Last, I've been told never to use a large frame standard like an 820 on a haylage blower... haylage has a way of wedging, and if the blower plugged, the torque from those big 2 cylinder diesels would rip the PTO clutch loose in a heartbeat.

All that said, running a grain auger or similar with some common sense seems fine. Best of luck.

I am personally familiar with a turned up 830 that spent over a decade of duty custom corn and haylage foraging on a New Holland whirl a feed silo blower model 40 iirc . Standard policy was to fill the whirl a feed to over flowing for days at a time. No pto clutch failure ever . The 540 pto shaft was a heavy unit. It was the highest rated , a #6 iirc.
 
It wasn't a NH 40... they were all 1000 RPM. I have 2.

NH made a good blower with the whirl a feed design. It was very difficult to plug the blower itself unless the silo got full. The tunnel would plug first, and when that happened the belt would slip. If one
were using one (a 28, 540 RPM) that design would be a lot more forgiving.
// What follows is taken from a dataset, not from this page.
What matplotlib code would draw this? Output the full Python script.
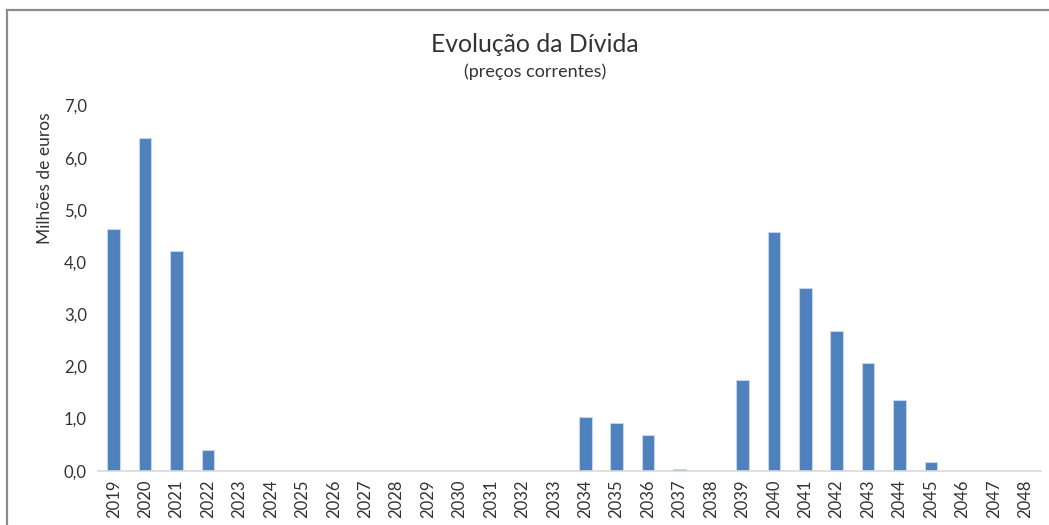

Some of the older blower designs from the 60s and 70s though, like Fox, deere, IH, etc weren't so great, and you could plug the pipe if one wasn't running in just the right amount of water with haylage, or put in a big lump, or whatever. Then
the blower would slam to a stop and try to choke off the tractor, unless something else gave like a PTO clutch lining. A friend who owned several 80s through 830s refused to put them on his blower with
haylage... "I've replaced enough clutches."

And if they only blew corn silage, there most likely wouldn't be any issue either, as it is a lot less "sticky".